We can now save it to a file.
png("penguins.png", width = 1200, height = 800, res = 150)
par(mai = c(1, 1, 0.4, 1.5),
family = "IBM Plex Sans")
palette(hcl.colors(3, "viridis"))
plot(x = penguins$flipper_length_mm,
y = penguins$body_mass_g,
col = penguins$species,
pch = 16,
type = "p",
xlab = "Flipper Length (mm)",
ylab = "Body Mass (g)",
bty = "l",
panel.first = grid(lty = "solid", col = "grey90"),
xlim = c(167.5, 230))
title(main = "Size measurements of penguins",
adj = 0)
polygon(x = c(rev(penguins$flipper_length_mm[idx]),
penguins$flipper_length_mm[idx]),
y = c(rev(smooth_se_max), smooth_se_min),
col = "#00000020",
lty = "blank")
lines(x = penguins$flipper_length_mm[idx],
y = smooth_se_max,
lty = "dotted")
lines(x = penguins$flipper_length_mm[idx],
y = smooth_se_min,
lty = "dotted")
lines(x = penguins$flipper_length_mm[idx],
y = smooth_fit,
col = "black")
legend(x = 235,
y = 6000,
legend = levels(penguins$species),
col = hcl.colors(3, "viridis"),
pch = 16,
bty = "o",
title = "Species",
xpd = TRUE)
dev.off()
Similar as with ggplot2
getting sizes right when writing to a file is a bit
hard with base plots as well.
So, how do base plots compare to ggplot2
?
One thing ggplot2
excels at is providing a consistent interface and taking
care of a lot of stuff for you based on the aesthetics you specify.

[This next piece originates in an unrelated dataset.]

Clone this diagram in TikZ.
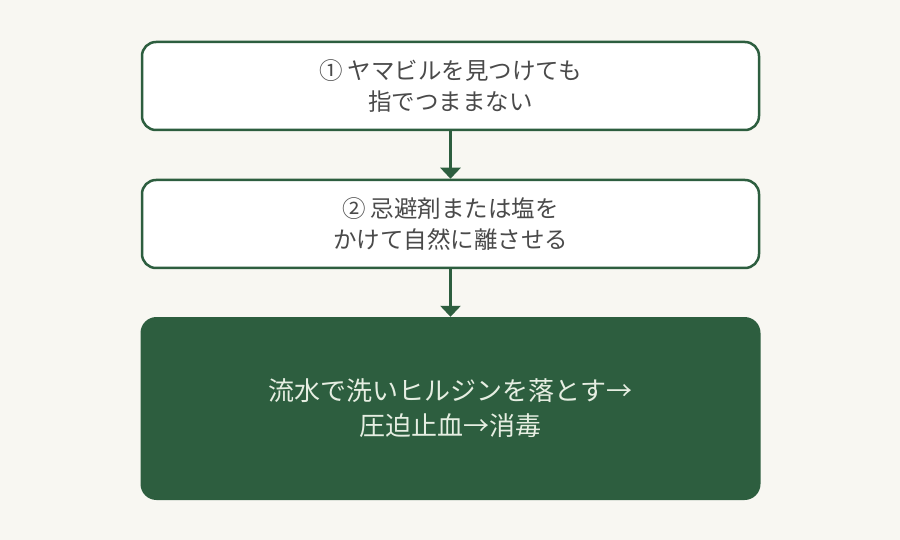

For example, here we built the legend manually, ggplot2
does this
automatically for you.
Furthermore, ggplot2
comes with sane defaults and provides plots that at
least look okay without much tweaking, while base plots look not so nice
out of the box and require some tweaking to look good (this is of course
a very subjective thing).
Just from building this example here base plots seem a lot more flexible
compared to ggplot2
.
Using ggplot2
adjusting details can sometimes be kind of hard.
With base plots it seems you can just throw some plotting functions at the
active graphics device and there are not many limitations.
This however comes at the cost of having to repeat yourself a bit, given the
plotting functions are independent of each other and are mostly unaware of
what has already been plotted.
I have not enough experience with using base plots so I have not run into limitations yet, but from going through the documentation on plotting functions it seems that every little detail of plots can be modified in some way. Thus, using base R plot only you should be capable of producing nice looking and high quality plots.
Nonetheless, after having worked with ggplot2
for a long time and being
fairly happy with the functionality it provides I do not think that I will
move to base plots now.
While base R plots appear to be capable of producing nice plots, at this
point I am so used to using ggplot2
that it does not seem worthwhile to
change my preferred way of plotting.
Nonetheless, knowing how to work with base R plots definitely cannot hurt, so
I encourage you to at least explore what it can do.